それは王妃候補ではなくなった、公爵家の娘。しかも、その公爵家も罪を犯し、ともすれば風前の灯火だ。
「…学園ではみだりに公言しなければ家名は関係ありません。
あなたはただのエルムです。
この学園の中で、あなたが何かになれることを期待していますよ。
まずはこちらの校則に目を通してください。今後学園に通うのであれば必ず全て知って実践しなければならないことです。…本来であれば常識的なことしか書かれていないのですが、この部屋にくる方はいずれも常識が欠如している傾向がありますので。
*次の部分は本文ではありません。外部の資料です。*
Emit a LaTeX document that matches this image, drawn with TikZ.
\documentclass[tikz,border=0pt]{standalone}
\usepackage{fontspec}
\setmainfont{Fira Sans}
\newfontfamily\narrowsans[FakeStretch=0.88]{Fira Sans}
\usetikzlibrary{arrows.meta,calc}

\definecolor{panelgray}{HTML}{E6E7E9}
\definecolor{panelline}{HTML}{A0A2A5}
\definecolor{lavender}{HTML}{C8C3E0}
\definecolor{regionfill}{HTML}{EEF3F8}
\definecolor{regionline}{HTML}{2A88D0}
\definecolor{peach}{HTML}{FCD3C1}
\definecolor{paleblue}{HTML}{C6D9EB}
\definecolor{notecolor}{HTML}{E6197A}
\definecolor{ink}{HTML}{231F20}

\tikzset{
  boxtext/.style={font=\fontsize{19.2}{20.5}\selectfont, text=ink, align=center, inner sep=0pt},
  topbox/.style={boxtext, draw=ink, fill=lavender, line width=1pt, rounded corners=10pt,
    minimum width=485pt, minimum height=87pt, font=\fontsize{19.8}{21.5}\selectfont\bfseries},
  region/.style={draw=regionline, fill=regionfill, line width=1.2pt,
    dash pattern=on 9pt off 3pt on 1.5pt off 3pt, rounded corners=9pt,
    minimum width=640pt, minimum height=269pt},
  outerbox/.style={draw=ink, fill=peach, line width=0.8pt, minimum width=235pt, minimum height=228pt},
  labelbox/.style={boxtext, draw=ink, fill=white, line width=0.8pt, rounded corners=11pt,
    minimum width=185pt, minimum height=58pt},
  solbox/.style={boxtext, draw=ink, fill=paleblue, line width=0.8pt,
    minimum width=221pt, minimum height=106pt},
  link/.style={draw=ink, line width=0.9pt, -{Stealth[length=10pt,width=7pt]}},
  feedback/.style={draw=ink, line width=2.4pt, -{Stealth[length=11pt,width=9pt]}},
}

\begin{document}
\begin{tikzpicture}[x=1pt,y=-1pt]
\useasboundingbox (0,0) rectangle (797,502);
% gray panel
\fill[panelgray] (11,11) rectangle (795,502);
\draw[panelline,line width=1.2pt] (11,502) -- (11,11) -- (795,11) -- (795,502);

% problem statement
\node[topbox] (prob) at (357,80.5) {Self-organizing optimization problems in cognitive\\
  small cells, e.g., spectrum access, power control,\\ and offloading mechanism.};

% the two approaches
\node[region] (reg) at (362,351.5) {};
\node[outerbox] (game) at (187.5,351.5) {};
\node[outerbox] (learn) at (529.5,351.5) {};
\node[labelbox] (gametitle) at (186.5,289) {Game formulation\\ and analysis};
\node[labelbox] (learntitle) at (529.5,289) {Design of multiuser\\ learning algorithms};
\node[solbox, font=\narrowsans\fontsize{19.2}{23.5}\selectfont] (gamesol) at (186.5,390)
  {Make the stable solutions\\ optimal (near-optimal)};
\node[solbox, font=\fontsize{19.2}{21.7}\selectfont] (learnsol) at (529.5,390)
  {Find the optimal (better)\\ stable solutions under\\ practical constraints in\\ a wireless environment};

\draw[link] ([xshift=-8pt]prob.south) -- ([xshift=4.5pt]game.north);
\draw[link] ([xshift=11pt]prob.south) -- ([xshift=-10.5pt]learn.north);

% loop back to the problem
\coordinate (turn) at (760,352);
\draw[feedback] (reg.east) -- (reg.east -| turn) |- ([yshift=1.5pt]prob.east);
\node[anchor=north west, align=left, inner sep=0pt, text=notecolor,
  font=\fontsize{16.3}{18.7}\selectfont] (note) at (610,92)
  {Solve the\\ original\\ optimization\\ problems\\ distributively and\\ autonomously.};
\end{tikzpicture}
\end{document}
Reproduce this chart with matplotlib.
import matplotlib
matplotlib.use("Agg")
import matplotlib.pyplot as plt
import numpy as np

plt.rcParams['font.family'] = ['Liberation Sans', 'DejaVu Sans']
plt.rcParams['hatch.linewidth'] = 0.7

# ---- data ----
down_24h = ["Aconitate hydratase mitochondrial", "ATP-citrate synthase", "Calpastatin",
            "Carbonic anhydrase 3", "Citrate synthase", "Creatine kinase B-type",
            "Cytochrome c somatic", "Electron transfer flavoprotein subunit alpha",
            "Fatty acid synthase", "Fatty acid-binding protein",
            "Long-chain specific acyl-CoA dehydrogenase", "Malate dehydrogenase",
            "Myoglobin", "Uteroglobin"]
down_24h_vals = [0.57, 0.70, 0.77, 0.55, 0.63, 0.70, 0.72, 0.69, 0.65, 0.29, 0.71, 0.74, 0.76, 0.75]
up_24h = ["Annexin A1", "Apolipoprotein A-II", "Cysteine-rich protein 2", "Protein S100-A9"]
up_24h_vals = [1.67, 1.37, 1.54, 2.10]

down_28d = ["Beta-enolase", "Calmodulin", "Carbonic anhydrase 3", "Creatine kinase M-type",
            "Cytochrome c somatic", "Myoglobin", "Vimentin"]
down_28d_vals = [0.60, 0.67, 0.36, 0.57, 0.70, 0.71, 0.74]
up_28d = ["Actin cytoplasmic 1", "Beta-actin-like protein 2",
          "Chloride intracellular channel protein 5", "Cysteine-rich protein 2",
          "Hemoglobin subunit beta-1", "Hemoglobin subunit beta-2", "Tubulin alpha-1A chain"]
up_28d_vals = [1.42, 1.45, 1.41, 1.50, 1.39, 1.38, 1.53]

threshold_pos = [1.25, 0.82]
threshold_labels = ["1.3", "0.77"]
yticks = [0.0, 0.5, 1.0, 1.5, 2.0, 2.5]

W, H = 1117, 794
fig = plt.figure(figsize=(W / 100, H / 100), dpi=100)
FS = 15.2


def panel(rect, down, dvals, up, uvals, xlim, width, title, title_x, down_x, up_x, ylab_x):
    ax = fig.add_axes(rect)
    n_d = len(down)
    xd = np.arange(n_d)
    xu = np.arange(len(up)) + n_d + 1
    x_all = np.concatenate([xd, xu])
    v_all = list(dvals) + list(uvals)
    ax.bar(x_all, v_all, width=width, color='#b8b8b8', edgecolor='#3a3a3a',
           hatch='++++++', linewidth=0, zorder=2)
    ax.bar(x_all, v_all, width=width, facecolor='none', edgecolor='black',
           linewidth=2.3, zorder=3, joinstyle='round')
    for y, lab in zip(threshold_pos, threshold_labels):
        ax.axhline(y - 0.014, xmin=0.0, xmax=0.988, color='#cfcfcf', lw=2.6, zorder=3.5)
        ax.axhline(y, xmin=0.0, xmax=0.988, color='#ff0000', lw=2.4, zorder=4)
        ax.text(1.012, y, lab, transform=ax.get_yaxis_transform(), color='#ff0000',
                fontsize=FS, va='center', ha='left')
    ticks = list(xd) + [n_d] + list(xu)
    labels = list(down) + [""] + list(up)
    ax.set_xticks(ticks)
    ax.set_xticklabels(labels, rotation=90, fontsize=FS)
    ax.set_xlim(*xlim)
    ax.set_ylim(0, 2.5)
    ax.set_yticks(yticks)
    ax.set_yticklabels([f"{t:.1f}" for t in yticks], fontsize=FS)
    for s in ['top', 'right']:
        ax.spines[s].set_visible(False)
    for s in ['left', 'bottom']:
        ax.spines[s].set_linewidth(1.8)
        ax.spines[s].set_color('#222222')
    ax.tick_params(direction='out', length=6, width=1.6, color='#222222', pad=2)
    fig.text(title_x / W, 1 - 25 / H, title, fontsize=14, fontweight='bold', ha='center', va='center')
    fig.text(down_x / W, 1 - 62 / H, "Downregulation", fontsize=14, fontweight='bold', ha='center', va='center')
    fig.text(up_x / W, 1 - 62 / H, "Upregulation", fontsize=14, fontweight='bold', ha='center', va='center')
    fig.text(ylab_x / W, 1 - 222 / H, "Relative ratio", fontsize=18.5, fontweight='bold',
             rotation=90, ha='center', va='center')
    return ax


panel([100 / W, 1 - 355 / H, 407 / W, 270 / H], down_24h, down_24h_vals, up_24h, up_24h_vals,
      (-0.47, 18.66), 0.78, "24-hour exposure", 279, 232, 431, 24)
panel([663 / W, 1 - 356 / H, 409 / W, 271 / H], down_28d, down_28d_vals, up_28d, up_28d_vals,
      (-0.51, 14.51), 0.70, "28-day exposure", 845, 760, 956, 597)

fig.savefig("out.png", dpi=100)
もう二度とこの部屋に訪れることがないよう十分注意してください。二度目に情状酌量はありません」
そういうとサーシャはエルムに分厚い冊子を押しつけた。このくらいの分量であれば、エルムからすれば大した分量ではない。
けれど、今はそれどころではなかった。
狭い風紀室から逃げるように去り、エルムは呆然と呟く。
「違う…違うわ…だって私は…」
何が違うのかはエルム本人にもわからない。
ただエルムは何もかもを否定したかった。